Début 1970 paraît aux éditions Fayard le premier livre d'un journaliste de 34 ans, Philippe Aziz (1935-2001), Tu trahiras sans vergogne. Il est entièrement consacré à Pierre Bonny et Henri Chamberlin dit Lafont, les deux "collabos" associés au sein de la "Gestapo française" de la rue Lauriston.
Pour Le Monde des livres, c'est Patrick Modiano qui signe la critique de cet ouvrage, dans un article publié dans le numéro daté du 14 mars 1970, et intitulé "Bony et sa bande" (les noms de Bonny et Lafont sont orthographiés par erreur Bony et Laffont dans tout le texte).

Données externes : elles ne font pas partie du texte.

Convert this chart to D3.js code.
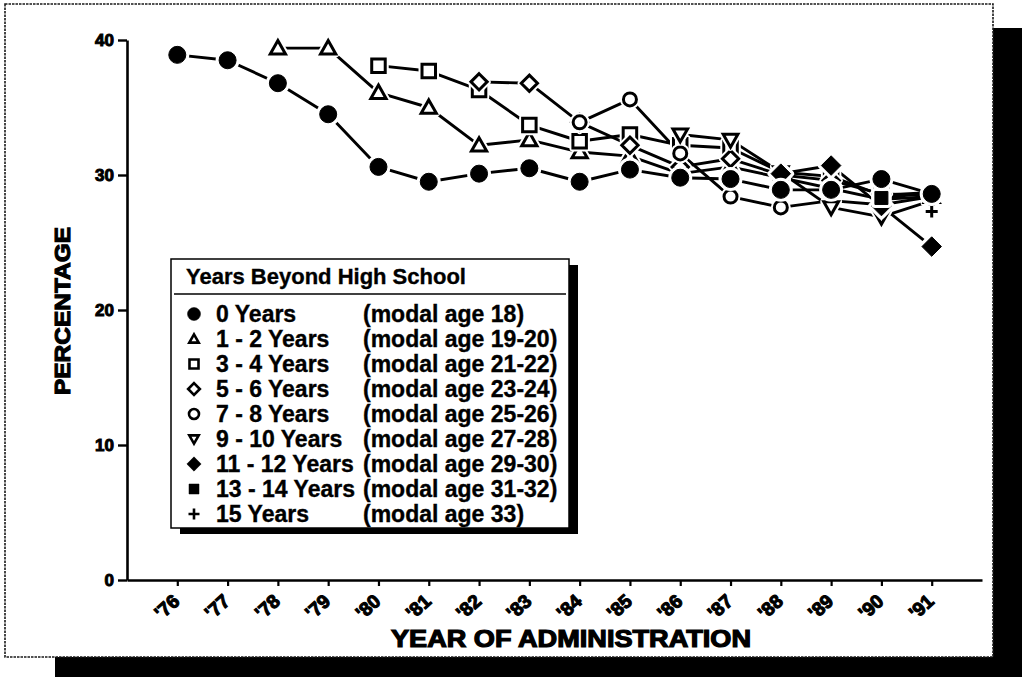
<!DOCTYPE html>
<html>
<head>
<meta charset="utf-8">
<script src="https://cdn.jsdelivr.net/npm/d3@7/dist/d3.min.js"></script>
<style>
  body { margin: 0; background: #fff; }
  svg { display: block; }
  .heavy { font-family: "Liberation Sans", Arial, sans-serif; font-weight: bold; fill: #000; stroke: #000; paint-order: stroke; }
  .legend text { font-family: "Liberation Sans", Arial, sans-serif; font-weight: bold; fill: #000; stroke: #000; stroke-width: 0.35; }
</style>
</head>
<body>
<svg id="chart" width="1022" height="677"></svg>
<script>
// ---- data -------------------------------------------------------------
const years = [1976, 1977, 1978, 1979, 1980, 1981, 1982, 1983, 1984, 1985, 1986, 1987, 1988, 1989, 1990, 1991];
const yearLabels = ["'76", "'77", "'78", "'79", "'80", "'81", "'82", "'83", "'84", "'85", "'86", "'87", "'88", "'89", "'90", "'91"];
const yTicks = [0, 10, 20, 30, 40];

const seriesNames = ["0 Years", "1 - 2 Years", "3 - 4 Years", "5 - 6 Years", "7 - 8 Years",
                     "9 - 10 Years", "11 - 12 Years", "13 - 14 Years", "15 Years"];
const modalAges = ["(modal age 18)", "(modal age 19-20)", "(modal age 21-22)", "(modal age 23-24)",
                   "(modal age 25-26)", "(modal age 27-28)", "(modal age 29-30)", "(modal age 31-32)",
                   "(modal age 33)"];
const firstYears = [1976, 1978, 1980, 1982, 1984, 1986, 1988, 1990, 1991];

// percentages, one per year from each series' first year through 1991
const zeroYears             = [38.9, 38.5, 36.8, 34.5, 30.6, 29.5, 30.1, 30.5, 29.5, 30.4, 29.8, 29.7, 28.9, 28.9, 29.7, 28.6];
const oneTwoYears           = [39.4, 39.4, 36.1, 35.0, 32.2, 32.6, 31.7, 31.4, 30.1, 30.6, 29.8, 29.0, 28.2, 28.4];
const threeFourYears        = [38.1, 37.7, 36.3, 33.7, 32.5, 33.0, 32.2, 32.0, 30.2, 29.9, 28.5, 28.7];
const fiveSixYears          = [36.9, 36.8, 33.9, 32.2, 30.6, 31.2, 30.0, 29.6, 28.6, 28.5];
const sevenEightYears       = [33.9, 35.6, 31.6, 28.4, 27.6, 28.1, 27.8, 28.4];
const nineTenYears          = [33.0, 32.6, 30.2, 27.6, 26.9, 28.1];
const elevenTwelveYears     = [30.1, 30.7, 27.7, 24.7];
const thirteenFourteenYears = [28.3, 28.7];
const fifteenYears          = [27.3];

const seriesValues = [zeroYears, oneTwoYears, threeFourYears, fiveSixYears, sevenEightYears,
                      nineTenYears, elevenTwelveYears, thirteenFourteenYears, fifteenYears];
const markerKinds = ["dot", "triUp", "square", "diamond", "ring", "triDown", "diamondFill", "squareFill", "plus"];

// ---- marker shapes ----------------------------------------------------
function markerPath(kind, s) {
  const h = s / 2;
  switch (kind) {
    case "dot":
    case "ring": {
      const r = h;
      return `M${-r},0A${r},${r} 0 1,0 ${r},0A${r},${r} 0 1,0 ${-r},0Z`;
    }
    case "triUp":   return `M0,${-h * 1.05}L${h * 1.05},${h * 0.8}L${-h * 1.05},${h * 0.8}Z`;
    case "triDown": return `M0,${h * 1.05}L${h * 1.05},${-h * 0.8}L${-h * 1.05},${-h * 0.8}Z`;
    case "square":
    case "squareFill": return `M${-h},${-h}H${h}V${h}H${-h}Z`;
    case "diamond":
    case "diamondFill": return `M0,${-h * 1.3}L${h * 1.3},0L0,${h * 1.3}L${-h * 1.3},0Z`;
    case "plus": return `M${-h},0H${h}M0,${-h}V${h}`;
  }
}
const filledKinds = new Set(["dot", "diamondFill", "squareFill"]);
const plotSize = { dot: 17, triUp: 14.5, square: 13.5, diamond: 12.5, ring: 13, triDown: 14, diamondFill: 15, squareFill: 13, plus: 12 };

// ---- frame ------------------------------------------------------------
const svg = d3.select("#chart");
svg.append("rect").attr("x", 993).attr("y", 28).attr("width", 29).attr("height", 649).attr("fill", "#000");
svg.append("rect").attr("x", 55).attr("y", 657).attr("width", 967).attr("height", 20).attr("fill", "#000");
svg.append("rect").attr("x", 5).attr("y", 4).attr("width", 988).attr("height", 653)
  .attr("fill", "#fff").attr("stroke", "#1a1a1a").attr("stroke-width", 1.6).attr("stroke-dasharray", "2.5,1");

// ---- scales & axes ----------------------------------------------------
const x = d3.scaleLinear().domain([1975, 1992]).range([127, 982]);
const y = d3.scaleLinear().domain([0, 40]).range([580, 40]);

const yAxis = svg.append("g").attr("transform", `translate(${x(1975)},0)`)
  .call(d3.axisLeft(y).tickValues(yTicks).tickSize(9).tickSizeOuter(0).tickPadding(4).tickFormat(d3.format("d")));
yAxis.select(".domain").attr("stroke", "#000").attr("stroke-width", 2.6);
yAxis.selectAll(".tick line").attr("stroke", "#000").attr("stroke-width", 2.4);
yAxis.selectAll(".tick text").attr("class", "heavy").attr("font-size", 17).attr("stroke-width", 1);

const xAxis = svg.append("g").attr("transform", `translate(0,${y(0)})`)
  .call(d3.axisBottom(x).tickValues(years).tickSize(6).tickSizeOuter(0).tickFormat((d, i) => yearLabels[i]));
xAxis.select(".domain").attr("stroke", "#000").attr("stroke-width", 2.4);
xAxis.selectAll(".tick line").attr("stroke", "#000").attr("stroke-width", 2.2);
xAxis.selectAll(".tick text")
  .attr("class", "heavy").attr("font-size", 19).attr("stroke-width", 1.1)
  .attr("text-anchor", "end").attr("y", 0).attr("dy", 0)
  .attr("transform", "translate(3,23) rotate(-42)");

svg.append("text").attr("class", "heavy")
  .attr("x", 571).attr("y", 647).attr("text-anchor", "middle")
  .attr("font-size", 24).attr("stroke-width", 1.2)
  .attr("textLength", 360).attr("lengthAdjust", "spacingAndGlyphs")
  .text("YEAR OF ADMINISTRATION");

svg.append("text").attr("class", "heavy")
  .attr("transform", "translate(70,311) rotate(-90)").attr("text-anchor", "middle")
  .attr("font-size", 22).attr("stroke-width", 1.1)
  .attr("textLength", 168).attr("lengthAdjust", "spacingAndGlyphs")
  .text("PERCENTAGE");

// ---- series -----------------------------------------------------------
const series = seriesValues.map((vals, i) => ({
  kind: markerKinds[i],
  points: vals.map((v, j) => ({ year: firstYears[i] + j, value: v }))
}));

const line = d3.line().x(d => x(d.year)).y(d => y(d.value));
const plot = svg.append("g");
plot.selectAll("path.series").data(series.filter(s => s.points.length > 1)).join("path")
  .attr("class", "series").attr("d", s => line(s.points))
  .attr("fill", "none").attr("stroke", "#000").attr("stroke-width", 2.9).attr("stroke-linejoin", "round");

// markers: each gets a white halo so lines stop short of it; 0 Years drawn last
const drawOrder = [1, 2, 3, 4, 5, 6, 7, 8, 0];
drawOrder.forEach(i => {
  const s = series[i];
  const size = plotSize[s.kind];
  const d = markerPath(s.kind, size);
  const g = plot.append("g");
  const pts = g.selectAll("g").data(s.points).join("g")
    .attr("transform", p => `translate(${x(p.year)},${y(p.value)})`);
  pts.append("path").attr("d", d).attr("fill", "#fff").attr("stroke", "#fff")
    .attr("stroke-width", s.kind === "plus" ? 8 : 7).attr("stroke-linejoin", "round");
  pts.append("path").attr("d", d)
    .attr("fill", filledKinds.has(s.kind) ? "#000" : (s.kind === "plus" ? "none" : "#fff"))
    .attr("stroke", "#000").attr("stroke-width", filledKinds.has(s.kind) ? 1 : 3)
    .attr("stroke-linejoin", "miter");
});

// ---- legend -----------------------------------------------------------
const lg = svg.append("g").attr("class", "legend");
const lgX = 171, lgY = 259, lgW = 398, rowH = 25, firstRow = 314;
const lgH = firstRow + rowH * (seriesNames.length - 1) + 14 - lgY;
lg.append("rect").attr("x", lgX + 9).attr("y", lgY + 6).attr("width", lgW).attr("height", lgH).attr("fill", "#000");
lg.append("rect").attr("x", lgX).attr("y", lgY).attr("width", lgW).attr("height", lgH)
  .attr("fill", "#fff").attr("stroke", "#000").attr("stroke-width", 1.5);
lg.append("text").attr("x", 186).attr("y", 284).attr("font-size", 22).text("Years Beyond High School");
lg.append("line").attr("x1", lgX + 3).attr("x2", lgX + lgW - 3).attr("y1", 294).attr("y2", 294)
  .attr("stroke", "#000").attr("stroke-width", 1.4);

const legendSize = { dot: 13, triUp: 9, square: 9, diamond: 9, ring: 10, triDown: 9, diamondFill: 11, squareFill: 10, plus: 11 };
const rows = lg.selectAll("g.row").data(seriesNames).join("g").attr("class", "row")
  .attr("transform", (d, i) => `translate(0,${firstRow + i * rowH})`);
rows.append("path")
  .attr("transform", "translate(194,0)")
  .attr("d", (d, i) => markerPath(markerKinds[i], legendSize[markerKinds[i]]))
  .attr("fill", (d, i) => filledKinds.has(markerKinds[i]) ? "#000" : "none")
  .attr("stroke", "#000").attr("stroke-width", (d, i) => filledKinds.has(markerKinds[i]) ? 0.5 : 2.6);
rows.append("text").attr("x", 216).attr("y", 8).attr("font-size", 23).text(d => d);
rows.append("text").attr("x", 363).attr("y", 8).attr("font-size", 23).text((d, i) => modalAges[i]);
</script>
</body>
</html>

Patrick Modiano n'a alors publié lui-même que deux romans, La Place de l'étoile et La Ronde de nuit, mais l'un et l'autre ont pour décor l'Occupation, avec une attention particulière portée aux collaborateurs et aux personnages de traîtres. Ainsi Bonny et Lafont se trouvent-ils au centre de La Ronde de nuit, renommés pour l'occasion Pierre Philibert et Le Khédive.
Tu trahiras sans vergogne a passionné Modiano. "Certains livres nous restituent le climat d'une époque, nous en font respirer l'odeur, écrit-il. Tu trahiras sans vergogne, de Philippe Aziz, est de ceux-là. En faisant surgit de l'ombre les figures de deux auxiliaires français de Gestapo : l'ex-inspecteur Pierre Bony et le truand Henri Laffont, qui dirigèrent pendant quatre ans sous le patronage des autorités allemandes une officine de police rue Lauriston, Aziz nous plonge, avec une remarquable force d'évocation, dans toute l'horreur et la démence des années 40-44 à Paris."
Après avoir détaillé le contenu de l'ouvrage, Patrick Modiano conclut : "Jusque-là, on s'était attaché aux figures lumineuses et héroïques de cette époque : les Jean Moulin, les Pierre Brossolette, les Guy Môquet. Mais pour avoir une idée exacte des années "noires", pour en sentir toute la tristesse et l'odeur de pourriture, il fallait aussi montrer ce que cette époque a révélé d'exceptionnel dans la trahison et dans le crime. On lira Tu trahiras sans vergogne de Philippe Aziz comme le document le plus amer, le plus troublant, paru jusqu'à ce jour sur l'Occupation."
La lecture du livre de Philippe Aziz a visiblement encouragé Patrick Modiano a poursuivre lui aussi son travail sur "la trahison et le crime", "les éléments les plus troubles de la population" devenus les "vrais complices" des Nazis, comme il l'écrit dans son article : la sinistre Gestapo française de la rue Lauriston est de nouveau au cœur de son roman suivant, Les Boulevards de ceinture.